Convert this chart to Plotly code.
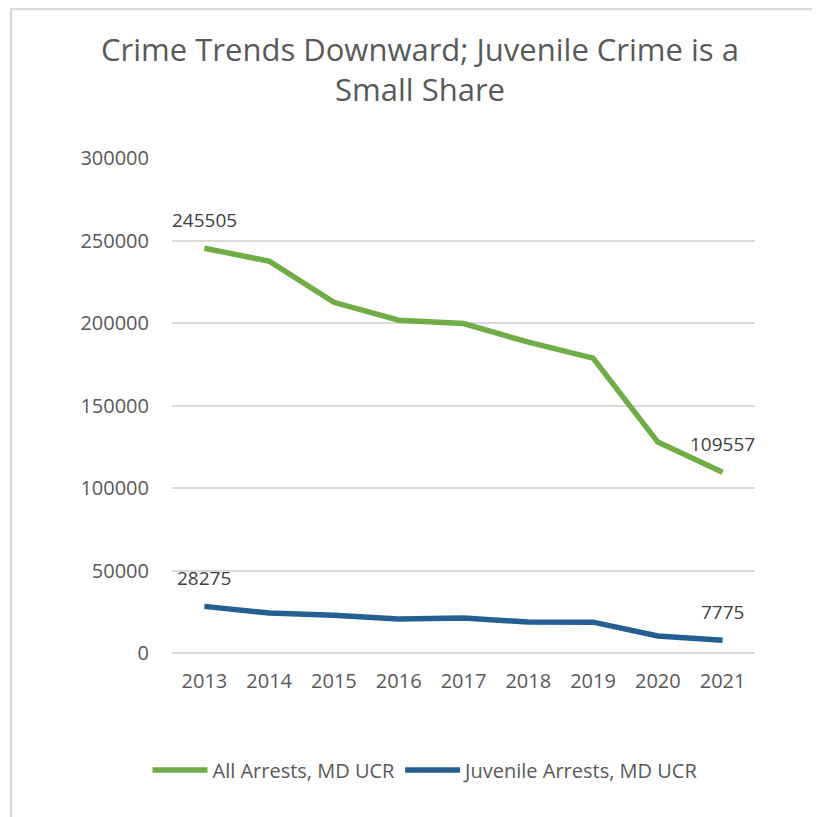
import plotly.graph_objects as go

years = ["2013", "2014", "2015", "2016", "2017", "2018", "2019", "2020", "2021"]
all_arrests = [245505, 237600, 212700, 201800, 199800, 188500, 178800, 127900, 109557]
juvenile_arrests = [28275, 24200, 22900, 20600, 21200, 18800, 18700, 10300, 7775]
title_text = "Crime Trends Downward; Juvenile Crime is a<br>Small Share"
series_names = ["All Arrests, MD UCR", "Juvenile Arrests, MD UCR"]
y_ticks = [0, 50000, 100000, 150000, 200000, 250000, 300000]

# page is offset by the default 8px body margin; figure coords = page coords - 8
OFF = 8
W, H = 820, 817
L, R, T, B = 172 - OFF, W - (755 - OFF), 158 - OFF, H - (653 - OFF)
PW, PH = W - L - R, H - T - B

FONT = "Open Sans, sans-serif"
TXT = "#595959"

fig = go.Figure()
fig.add_trace(go.Scatter(x=years, y=all_arrests, mode="lines", name=series_names[0],
                         line=dict(color="#70ad47", width=5.5)))
fig.add_trace(go.Scatter(x=years, y=juvenile_arrests, mode="lines", name=series_names[1],
                         line=dict(color="#255e91", width=5.5)))

# data labels on first and last points
for series in (all_arrests, juvenile_arrests):
    for i in (0, len(years) - 1):
        fig.add_annotation(x=i, y=series[i], xref="x", yref="y", text=str(series[i]),
                           showarrow=False, yshift=28,
                           font=dict(family=FONT, size=19, color="#404040"))

def px_x(p):
    return (p - OFF - L) / PW

def px_y(p):
    return (H - B - (p - OFF)) / PH

border = dict(color="#d9d9d9", width=2.5)
fig.add_shape(type="line", xref="paper", yref="paper", x0=px_x(11), x1=px_x(11),
              y0=px_y(8), y1=px_y(840), line=border)
fig.add_shape(type="line", xref="paper", yref="paper", x0=px_x(10), x1=px_x(840),
              y0=px_y(9), y1=px_y(9), line=border)

fig.update_layout(
    width=W, height=H,
    margin=dict(l=L, r=R, t=T, b=B),
    paper_bgcolor="white", plot_bgcolor="white",
    font=dict(family=FONT, size=20, color=TXT),
    title=dict(text=title_text, x=(420 - OFF) / W, xanchor="center", xref="container",
               y=1 - 53 / H, yanchor="middle", yref="container",
               font=dict(family=FONT, size=31, color=TXT)),
    showlegend=True,
    legend=dict(orientation="h", xref="container", yref="container",
                x=(426 - OFF) / W, xanchor="center", y=1 - (770 - OFF) / H, yanchor="middle",
                font=dict(family=FONT, size=20, color=TXT), itemwidth=55,
                traceorder="normal"),
    xaxis=dict(type="category", range=[-0.5, len(years) - 0.5], showgrid=False,
               showline=False, zeroline=False, ticks="", ticklabelstandoff=14,
               tickfont=dict(family=FONT, size=20, color=TXT)),
    yaxis=dict(range=[0, 300200], tickvals=y_ticks, ticktext=[str(v) for v in y_ticks],
               showgrid=True, gridcolor="#d9d9d9", gridwidth=1.5,
               zeroline=True, zerolinecolor="#d9d9d9", zerolinewidth=1.5,
               showline=False, ticks="", ticklabelstandoff=22,
               tickfont=dict(family=FONT, size=20, color=TXT)),
)

fig.write_html("out.html")
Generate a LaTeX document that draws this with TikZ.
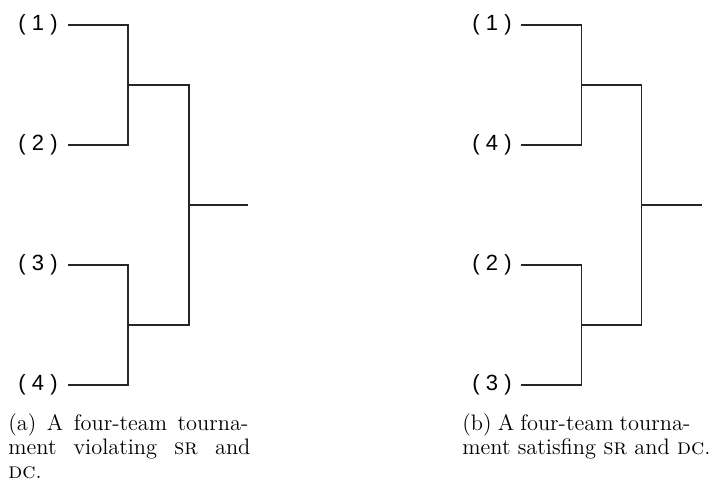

What to produce. Every record must be copied exactly, with images dropped from the result.

Correct answer.
Convert this chart to Plotly code.
import plotly.graph_objects as go

years = ["2013", "2014", "2015", "2016", "2017", "2018", "2019", "2020", "2021"]
all_arrests = [245505, 237600, 212700, 201800, 199800, 188500, 178800, 127900, 109557]
juvenile_arrests = [28275, 24200, 22900, 20600, 21200, 18800, 18700, 10300, 7775]
title_text = "Crime Trends Downward; Juvenile Crime is a<br>Small Share"
series_names = ["All Arrests, MD UCR", "Juvenile Arrests, MD UCR"]
y_ticks = [0, 50000, 100000, 150000, 200000, 250000, 300000]

# page is offset by the default 8px body margin; figure coords = page coords - 8
OFF = 8
W, H = 820, 817
L, R, T, B = 172 - OFF, W - (755 - OFF), 158 - OFF, H - (653 - OFF)
PW, PH = W - L - R, H - T - B

FONT = "Open Sans, sans-serif"
TXT = "#595959"

fig = go.Figure()
fig.add_trace(go.Scatter(x=years, y=all_arrests, mode="lines", name=series_names[0],
                         line=dict(color="#70ad47", width=5.5)))
fig.add_trace(go.Scatter(x=years, y=juvenile_arrests, mode="lines", name=series_names[1],
                         line=dict(color="#255e91", width=5.5)))

# data labels on first and last points
for series in (all_arrests, juvenile_arrests):
    for i in (0, len(years) - 1):
        fig.add_annotation(x=i, y=series[i], xref="x", yref="y", text=str(series[i]),
                           showarrow=False, yshift=28,
                           font=dict(family=FONT, size=19, color="#404040"))

def px_x(p):
    return (p - OFF - L) / PW

def px_y(p):
    return (H - B - (p - OFF)) / PH

border = dict(color="#d9d9d9", width=2.5)
fig.add_shape(type="line", xref="paper", yref="paper", x0=px_x(11), x1=px_x(11),
              y0=px_y(8), y1=px_y(840), line=border)
fig.add_shape(type="line", xref="paper", yref="paper", x0=px_x(10), x1=px_x(840),
              y0=px_y(9), y1=px_y(9), line=border)

fig.update_layout(
    width=W, height=H,
    margin=dict(l=L, r=R, t=T, b=B),
    paper_bgcolor="white", plot_bgcolor="white",
    font=dict(family=FONT, size=20, color=TXT),
    title=dict(text=title_text, x=(420 - OFF) / W, xanchor="center", xref="container",
               y=1 - 53 / H, yanchor="middle", yref="container",
               font=dict(family=FONT, size=31, color=TXT)),
    showlegend=True,
    legend=dict(orientation="h", xref="container", yref="container",
                x=(426 - OFF) / W, xanchor="center", y=1 - (770 - OFF) / H, yanchor="middle",
                font=dict(family=FONT, size=20, color=TXT), itemwidth=55,
                traceorder="normal"),
    xaxis=dict(type="category", range=[-0.5, len(years) - 0.5], showgrid=False,
               showline=False, zeroline=False, ticks="", ticklabelstandoff=14,
               tickfont=dict(family=FONT, size=20, color=TXT)),
    yaxis=dict(range=[0, 300200], tickvals=y_ticks, ticktext=[str(v) for v in y_ticks],
               showgrid=True, gridcolor="#d9d9d9", gridwidth=1.5,
               zeroline=True, zerolinecolor="#d9d9d9", zerolinewidth=1.5,
               showline=False, ticks="", ticklabelstandoff=22,
               tickfont=dict(family=FONT, size=20, color=TXT)),
)

fig.write_html("out.html")
Generate a LaTeX document that draws this with TikZ.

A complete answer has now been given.